Which gets to another truth about this place: It would be difficult to pass more than a weekend in Paducah. In Lowertown, make that an afternoon, because despite the neighborhood's galleries, it isn't exactly abuzz. There is one cafe, Etcetera, and there are no restaurants. Many of the galleries are open only for a few hours at the end of the week, and some are open only seasonally.

A bigger problem has been that many of the relocating artists who thought they could make a living by selling art in Paducah were wrong. Those who have succeeded have customers in another state or on the Web. Those who didn't, left.

But there is no question that the artists have infused culture, vibrancy and economy. That lone cafe, for instance, has started open-microphone poetry readings on Friday nights, something you wouldn't have found two years ago.
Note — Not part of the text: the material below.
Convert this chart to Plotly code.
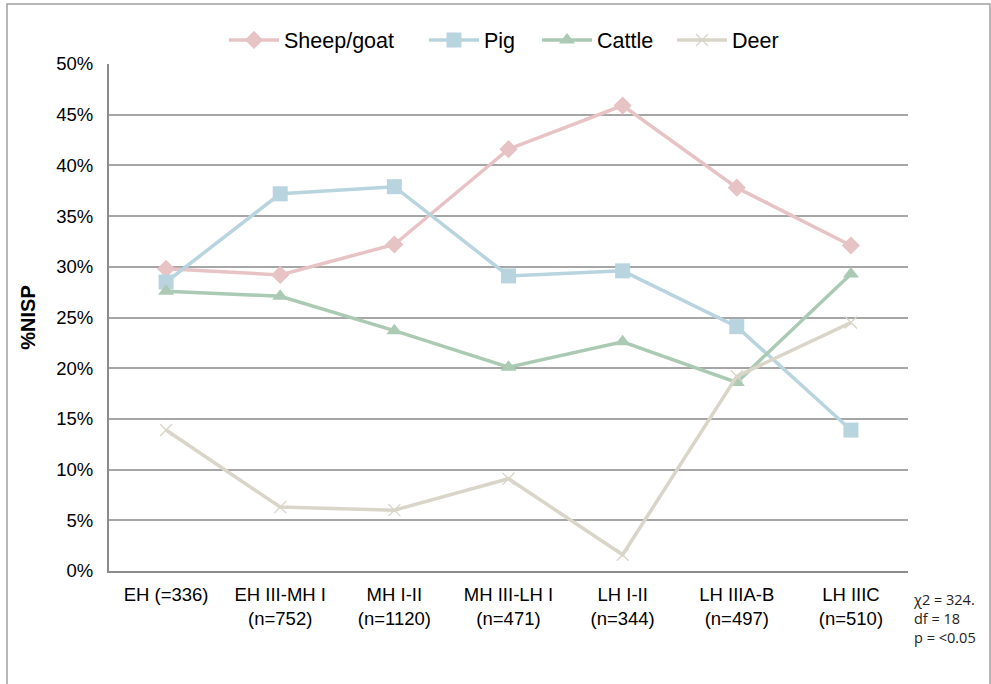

"There's no limitations for what we want to do in the arts in Paducah," said Hannah Grey, 24, a musician who came four years ago with her artist mother from Jacksonville, Ill. "When I got here, there was nothing. It's grown by leaps and bounds. Now people are coming from all over the world to" - she pauses as if she can barely believe it - "Paducah." *

SLEEPING: Plenty of Paducah B&Bs offer typical antique and artistic charm, but Escape B&B (escapebb.com; 270-442-3612), a couple of miles from downtown, is an interesting change of pace. The single-story brick home and seemingly dicey neighborhood don't inspire at first glance, but inside all is well - and with a movie theme to boot. Breakfast comes out of cellophane, but the place is clean, comfortable, the hosts are friendly, and all for $65 a night. All three rooms can be had for $150. Fox Briar Inn (foxbriarinn.com; 877-369-4661), housed in a wonderful old brick building, is downtown's most historic accommodation. The rooms essentially function as apartments.

DINING: Ask about Cynthia's (cynthiasristorante.com; 270-443-3319) and locals will say two things: It's great and it's expensive. The menu is full of classic offerings done dazzlingly right - meat, fish and pasta all fresh and prepared with care. Pastas, breads and desserts are all homemade. Kirchhoff's (kirchhoffsbakery.com; 270-442-7117), which has had a presence in town since 1873, serves an excellent lunch. Max's Brick Oven (270-575-3473) offers quality dinners, especially their brick oven-fired pizzas.

THINGS TO DO: The reborn Lowertown neighborhood has nearly 15 art galleries with artwork made mostly by residents who came to Paducah through the Artist Relocation Program. The Museum of the American Quilter's Society (quiltmuseum.org), which is in the process of renaming itself the National Quilt Museum, is actually a great time. The Yeiser Art Center (theyeiser.org), in the heart of downtown, is a small space dedicated to local artists and worth a visit.